A new approach to generating arc length parameterized NURBS tool paths for efficient three-axis machining of smooth, accurate sculptured surfaces

Abstract

With the development of a new function of computer numerical control controllers, nonuniform rational B-spline (NURBS) interpolation, NURBS tool path generation for sculptured surface machining is under extensive research. The common procedures of the current NURBS tool path planning methods are as follows: first, to find a group of cutter contact points on a sculptured surface; second, to calculate their corresponding cutter locations (CLs); then, to fit a NURBS tool path to the CLs within a prescribed tolerance; and finally, to inspect the tool path for possible gouge by the tool and delete the invalid path segments, if any.
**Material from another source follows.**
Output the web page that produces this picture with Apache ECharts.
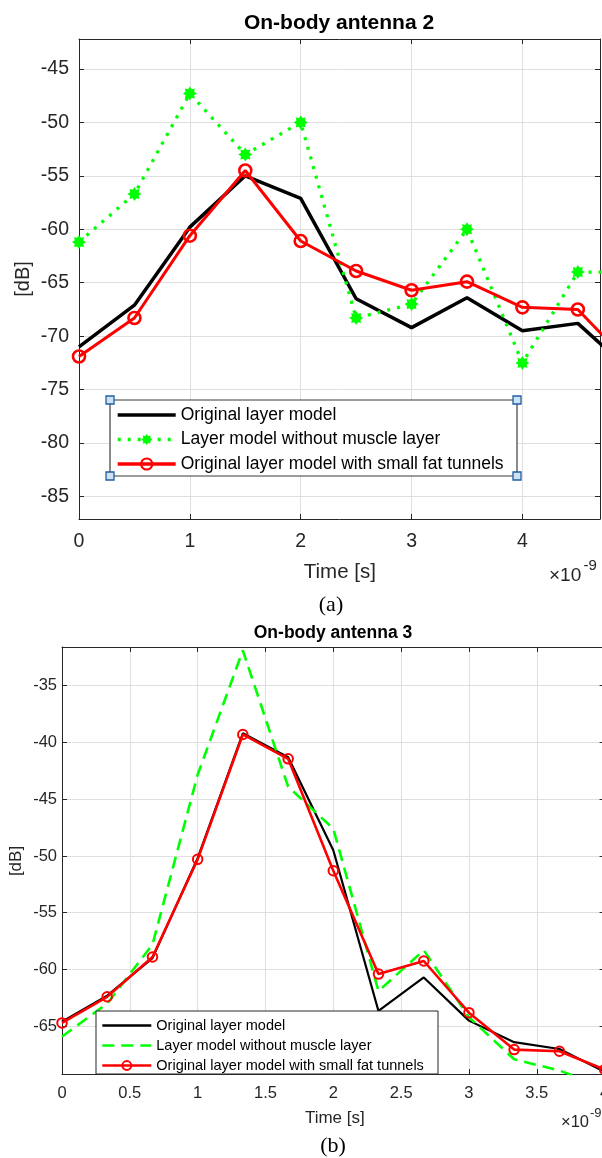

However, the NURBS tool path has the following problems: (a) although it passes through the discrete CLs of the theoretical CL path, the deviation along the two paths could be larger than the tolerance; (b) its parameter is not the arc length of the path; and (c) it is difficult to detect gouge along the NURBS path and to remove the invalid segments from it. Consequently, NURBS tool paths generated with the current methods of commercial computer-aided design/computer-aided manufacturing (CAD/CAM) software cannot be used to make smooth and accurate surfaces. To address these problems, this work proposes a new approach to generating arc length parameterized NURBS tool paths with high accuracy in terms of the theoretical CL paths and without gouge and interference. Two practical examples in this work clearly demonstrate the feasibility of this approach and the advantages of the generated NURBS tool paths. Therefore, this approach can be implemented into the CAD/CAM software to promote NURBS machining in industry.